_What is required:_
Copy exactly, and only, the lines below from the first through the one containing "const seriesName = 'EAFE Equity Fund';", both included; pictures are omitted.

— start of Data —

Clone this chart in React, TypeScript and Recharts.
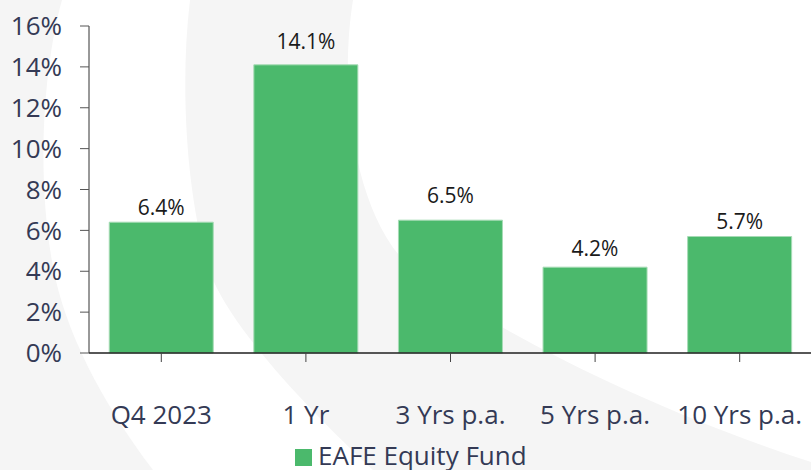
import React from 'react';
import { BarChart, Bar, XAxis, YAxis, Legend, LabelList } from 'recharts';

const periods = ['Q4 2023', '1 Yr', '3 Yrs p.a.', '5 Yrs p.a.', '10 Yrs p.a.'];
const fundReturns = [6.4, 14.1, 6.5, 4.2, 5.7];
const yTicks = [0, 2, 4, 6, 8, 10, 12, 14, 16];
const seriesName = 'EAFE Equity Fund';

const data = periods.map((period, i) => ({ period, fund: fundReturns[i] }));

const GREEN = '#4bb96c';
const TEXT = '#343a55';
const FONT = '"Open Sans", "Noto Sans", sans-serif';

// the source places value labels a bit unevenly above the bars
const labelGaps = [7, 16, 17, 11, 8];

const ValueLabel = (props: any) => {
  const { x, y, width, value, index } = props;
  return (
    <text
      x={Number(x) + Number(width) / 2}
      y={Number(y) - (labelGaps[index] ?? 6)}
      textAnchor="middle"
      fontSize={21}
      fontFamily={FONT}
      fill="#1a1a1a"
    >
      {`${Number(value).toFixed(1)}%`}
    </text>
  );
};

const LegendContent = () => (
  <div
    style={{
      height: 30,
      display: 'flex',
      alignItems: 'center',
      paddingLeft: 295,
      fontFamily: FONT,
      fontSize: 26,
      lineHeight: '30px',
      color: TEXT,
      whiteSpace: 'nowrap',
    }}
  >
    <span style={{ width: 17, height: 17, background: GREEN, display: 'inline-block', marginRight: 6, marginTop: 4 }} />
    <span>{seriesName}</span>
  </div>
);

export default function App() {
  return (
    <div style={{ position: 'absolute', left: 0, top: 0, width: 811, height: 470, overflow: 'hidden', background: '#fff' }}>
      {/* faint watermark behind the chart */}
      <svg width={811} height={470} style={{ position: 'absolute', left: 0, top: 0 }}>
        <path d="M0,0 L62,0 C45,60 35,170 53,267 C65,330 100,400 153,470 L0,470 Z" fill="#f5f5f5" />
        <path
          d="M190,0 L353,0 C340,80 350,200 403,260 C470,320 650,410 811,462 L811,470 L373,470 C320,420 240,340 213,280 C190,220 178,100 190,0 Z"
          fill="#f5f5f5"
        />
      </svg>
      <div style={{ position: 'absolute', left: 0, top: 0 }}>
        <BarChart
          width={812}
          height={470}
          data={data}
          margin={{ top: 26, right: 0, left: 0, bottom: 0 }}
          barCategoryGap="14%"
        >
          <XAxis
            dataKey="period"
            height={87}
            tickSize={9}
            tickMargin={44}
            axisLine={{ stroke: '#1f1f1f', strokeWidth: 1.5 }}
            tickLine={{ stroke: '#444' }}
            tick={{ fontSize: 26, fill: TEXT, fontFamily: FONT }}
            interval={0}
          />
          <YAxis
            width={89}
            domain={[0, 16]}
            ticks={yTicks}
            interval={0}
            tickFormatter={(v) => `${v}%`}
            tickSize={9}
            tickMargin={18}
            axisLine={{ stroke: '#333' }}
            tickLine={{ stroke: '#555' }}
            tick={{ fontSize: 26, fill: TEXT, fontFamily: FONT }}
          />
          <Legend verticalAlign="bottom" content={<LegendContent />} />
          <Bar dataKey="fund" name={seriesName} fill={GREEN} stroke="#a6dbb5" strokeWidth={1} isAnimationActive={false}>
            <LabelList dataKey="fund" content={<ValueLabel />} />
          </Bar>
        </BarChart>
      </div>
    </div>
  );
}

— end of Data —

_Solution below:_
Clone this chart in React, TypeScript and Recharts.
import React from 'react';
import { BarChart, Bar, XAxis, YAxis, Legend, LabelList } from 'recharts';

const periods = ['Q4 2023', '1 Yr', '3 Yrs p.a.', '5 Yrs p.a.', '10 Yrs p.a.'];
const fundReturns = [6.4, 14.1, 6.5, 4.2, 5.7];
const yTicks = [0, 2, 4, 6, 8, 10, 12, 14, 16];
const seriesName = 'EAFE Equity Fund';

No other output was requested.